Currently, semantics in the exchanged information objects is not represented, albeit the lack of automated re-planning support.

3.3 Towards Automated Planning

Preparation steps need to be executed by all agents prior to any collaborative activity. Consequently, in order to maintain interoperability in case of events triggering change, either automated re-planning or manual re-design has to be performed [20].

To automate process planning in production, both is needed, a local detailed resource-centric/agent-centric point of view and a collaboration/production-process point of view. Distinguishing between these two layers allows to project the particularities of the concrete hardware and resources to a middleware.

The resource point of view is needed to encapsulate hardware specific aspects. The network point of view is needed to align all process steps/segments with a common (global) product process.

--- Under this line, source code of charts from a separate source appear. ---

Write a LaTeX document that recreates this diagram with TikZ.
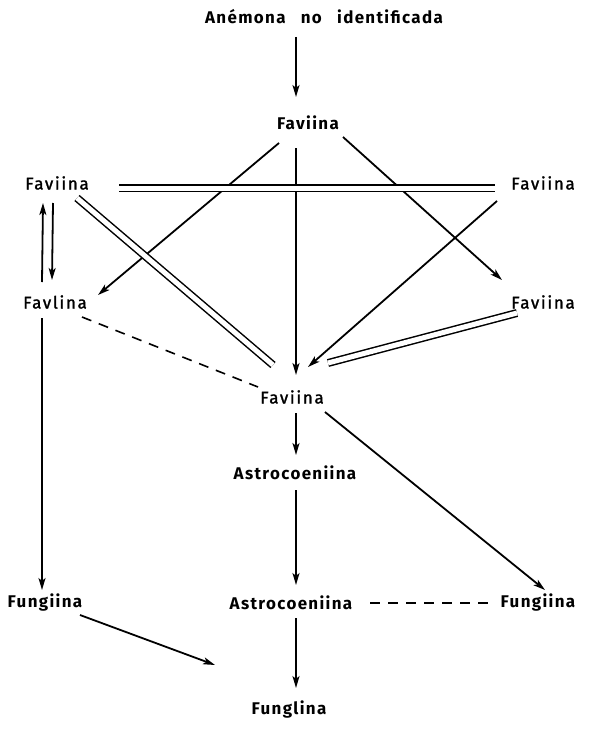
\documentclass[tikz,border=0pt]{standalone}
\usepackage{fontspec}
\setmainfont{Fira Sans}
\usetikzlibrary{arrows.meta,calc}
\begin{document}
\begin{tikzpicture}[x=1bp,y=-1bp,
  lbl/.style={inner sep=0pt,font=\fontsize{17}{19}\selectfont\addfontfeatures{LetterSpace=10,FakeBold=1.5}},
  lblb/.style={inner sep=0pt,font=\fontsize{17}{19}\selectfont\bfseries\addfontfeatures{LetterSpace=8}},
  arr/.style={line width=1.8bp,-{Stealth[length=12bp,width=7bp,inset=3bp]}},
  dbl/.style={double,double distance=5bp,line width=1.5bp},
  dsh/.style={line width=1.6bp,dash pattern=on 10bp off 8bp}]
\useasboundingbox[fill=white] (0,0) rectangle (612,738);
% taxa
\node[lblb] (anem) at (324,17) {Anémona\hspace{0.9em}no\hspace{0.9em}identificada};
\node[lblb] (f0) at (308,123) {Faviina};
\node[lbl] (fL1) at (57,183) {Faviina};
\node[lbl] (fR1) at (543,183) {Faviina};
\node[lbl] (fL2) at (55,302) {Favlina};
\node[lbl] (fR2) at (543,302) {Faviina};
\node[lbl] (fC) at (292,397) {Faviina};
\node[lblb] (astro1) at (295,473) {Astrocoeniina};
\node[lblb] (fungL) at (45,603) {Fungiina};
\node[lblb] (astro2) at (291,603) {Astrocoeniina};
\node[lblb] (fungR) at (538,603) {Fungiina};
\node[lblb] (fungB) at (289,710) {Funglina};
% descent lines
\draw[arr] ($(anem)+(-28,20)$) -- ($(f0)+(-12,-26)$);
\draw[arr] ($(f0)+(-29,20)$) -- ($(fL2)+(43,-7)$);
\draw[arr] ($(f0)+(-12,25)$) -- ($(fC)+(4,-22)$);
\draw[arr] ($(f0)+(35,14)$) -- ($(fR2)+(-41,-22)$);
\draw[arr] ($(fR1)+(-46,18)$) -- ($(fC)+(16,-30)$);
\draw[arr] ($(fL2)+(-13,-20)$) -- ($(fL1)+(-14,20)$);
\draw[arr] ($(fL1)+(-4,20)$) -- ($(fL2)+(-3,-22)$);
\draw[arr] ($(fL2)+(-13,16)$) -- ($(fungL)+(-3,-13)$);
\draw[arr] ($(fC)+(4,16)$) -- ($(astro1)+(1,-18)$);
\draw[arr] ($(fC)+(33,15)$) -- ($(fungR)+(7,-13)$);
\draw[arr] ($(astro1)+(1,17)$) -- ($(astro2)+(5,-18)$);
\draw[arr] ($(astro2)+(5,15)$) -- ($(fungB)+(7,-22)$);
\draw[arr] ($(fungL)+(35,12)$) -- ($(fungB)+(-74,-45)$);
% close relations
\draw[dbl] ($(fL1)+(62,5)$) -- ($(fR1)+(-48,5)$);
\draw[dbl] ($(fL1)+(20,15)$) -- ($(fC)+(-19,-32)$);
\draw[dbl] ($(fR2)+(-26,11)$) -- ($(fC)+(36,-34)$);
% uncertain relations
\draw[dsh] ($(fL2)+(27,15)$) -- ($(fC)+(-34,-10)$);
\draw[dsh] ($(astro2)+(79,0)$) -- ($(fungR)+(-48,0)$);
\end{tikzpicture}
\end{document}
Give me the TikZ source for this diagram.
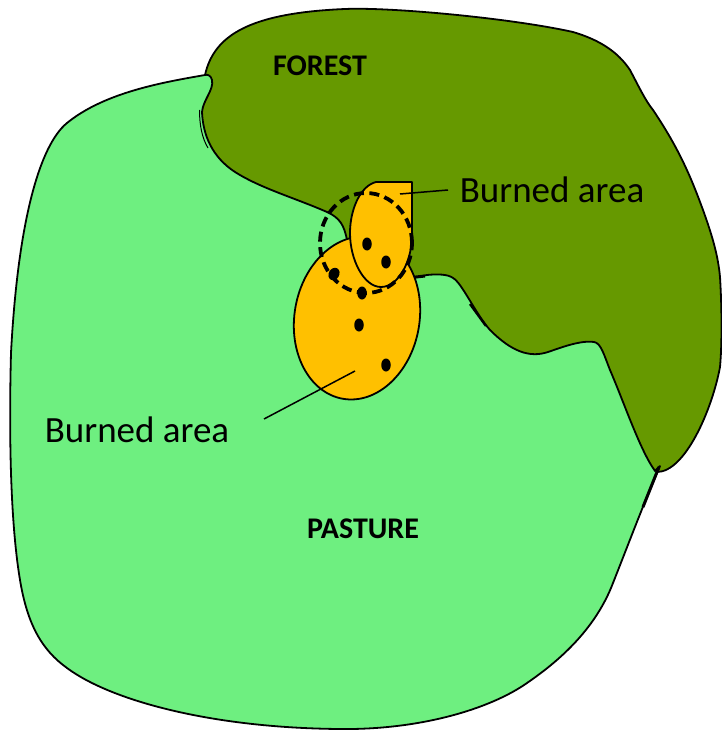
\documentclass[tikz,border=0pt]{standalone}
\usepackage{fontspec}
\setmainfont{Carlito}
\usetikzlibrary{shapes.geometric}
\definecolor{forestgreen}{RGB}{102,153,0}
\definecolor{pasturegreen}{RGB}{110,239,128}
\definecolor{burnorange}{RGB}{255,192,0}
\tikzset{
	region/.style={draw=black,line width=1.8pt,line join=round},
	burnspot/.style={ellipse,fill=black,inner sep=0pt,minimum width=9.5pt,minimum height=13pt},
	landname/.style={font=\bfseries\fontsize{30}{30}\selectfont},
	burnname/.style={font=\fontsize{37}{37}\selectfont}
}
\begin{document}
\begin{tikzpicture}[x=1pt,y=-1pt]
	\useasboundingbox (0,0) rectangle (721,730);
	\draw[region,fill=forestgreen] (205,75) .. controls (214,35) and (250,13) .. (345,9)
		.. controls (390,7) and (510,18) .. (573,32)
		.. controls (600,40) and (618,52) .. (630,70)
		.. controls (638,85) and (645,100) .. (653,110)
		.. controls (680,150) and (692,180) .. (703,210)
		.. controls (712,235) and (718,255) .. (720,277)
		.. controls (722,310) and (722,345) .. (720,367)
		.. controls (712,410) and (685,472) .. (657,472)
		-- (640,460) -- (590,360) -- (500,360) -- (430,290) -- (340,250) -- (250,190)
		.. controls (215,170) and (198,140) .. (200,107) -- cycle;
	\draw[region,fill=pasturegreen] (205,75) .. controls (165,82) and (105,92) .. (67,123)
		.. controls (40,145) and (18,220) .. (11,353)
		.. controls (9,430) and (10,520) .. (20,580)
		.. controls (27.5,625) and (42,650) .. (67,668)
		.. controls (110,700) and (210,728) .. (340,729)
		.. controls (420,730) and (490,709) .. (527,683)
		.. controls (565,657) and (597,625) .. (613,583)
		.. controls (630,540) and (645,500) .. (660,466)
		-- (655,471) .. controls (640,450) and (625,405) .. (610,370)
		.. controls (604,355) and (601,343) .. (594,342)
		.. controls (580,340) and (560,348) .. (548,352)
		.. controls (530,358) and (512,352) .. (490,330)
		.. controls (475,313) and (462,283) .. (453,278)
		.. controls (448,274) and (436,274) .. (427,275)
		-- (408,279) -- (347,240)
		.. controls (344,225) and (340,218) .. (327,212)
		.. controls (295,198) and (260,188) .. (235,172)
		.. controls (212,157) and (203,135) .. (202,112)
		.. controls (203,100) and (214,90) .. (212,80)
		.. controls (211,76) and (208,74) .. (205,75) -- cycle;
	\draw[line width=1pt] (199.5,110) .. controls (199.5,125) and (202,138) .. (208,148);
	\draw[line width=3pt] (643,507) -- (659,467);
	\draw[line width=3pt] (407,278) -- (425,276);
	\draw[line width=2.4pt] (470,304) -- (486,326);
	\node[region,fill=burnorange,ellipse,inner sep=0pt,minimum width=125pt,minimum height=164pt,rotate=-10] (burnlarge) at (357,318) {};
	\draw[region,fill=burnorange] (376,182) -- (412,182) -- (412,235)
		.. controls (412,262) and (398,287) .. (381,287)
		.. controls (364,287) and (350,260) .. (350,233)
		.. controls (350,210) and (360,186) .. (376,182) -- cycle;
	\node[draw=black,line width=3.8pt,dash pattern=on 10pt off 5.5pt,ellipse,inner sep=0pt,minimum width=92pt,minimum height=100pt] (burnring) at (366,243) {};
	\node[burnspot] (spota) at (367,244) {};
	\node[burnspot] (spotb) at (386,262) {};
	\node[burnspot,rotate=-30,minimum width=10.5pt] (spotc) at (334,274) {};
	\node[burnspot] (spotd) at (362,293) {};
	\node[burnspot] (spote) at (359,325) {};
	\node[burnspot] (spotf) at (386,365) {};
	\node[landname] (forestname) at (320,66) {FOREST};
	\node[landname] (pasturename) at (363,529) {PASTURE};
	\node[burnname] (burnnameupper) at (552,190) {Burned area};
	\node[burnname] (burnnamelower) at (137,430) {Burned area};
	\coordinate (leadupper) at (400,194);
	\coordinate (leadlower) at (355,371);
	\coordinate (endupper) at (448,190);
	\coordinate (endlower) at (264,419);
	\draw[line width=1.5pt] (leadupper) -- (endupper);
	\draw[line width=1.5pt] (leadlower) -- (endlower);
\end{tikzpicture}
\end{document}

To allow local autonomy and global synchronization in a process-centric automated control environment with automated re-planning, there is a need for a framework that (cf. [17, 21]):

  • provides a middleware and abstract data-model for adaptability

  • provides services supporting automated re-planning (e.g. directory of skills; logging for quality assurance, etc.)

  • supports human and artificial production resources on the one hand side and the network layer for connectivity

  • allows for decentralized specification and execution of process segments for different production resources

  • supports the model concepts and their semantics (tasks, processes, agents, skills, resources, … see above)

4 Conclusions

The initial work in the SO-PC-Pro project shows a running environment for executing processes partly by humans, partially on machines. This work reveals that the abstraction using a paradigm similar to agents supports the coordination of humans and machines in a single process. This is an important aspect towards a middleware that supports automated control of production processes executed by IoT systems, robots, and humans. Still much more research has to be done, to support an abstract production process description to be automatically planned and deployed in such an environment. This does not only involve the organizational interoperability levels, but also the semantic and technical interoperability levels.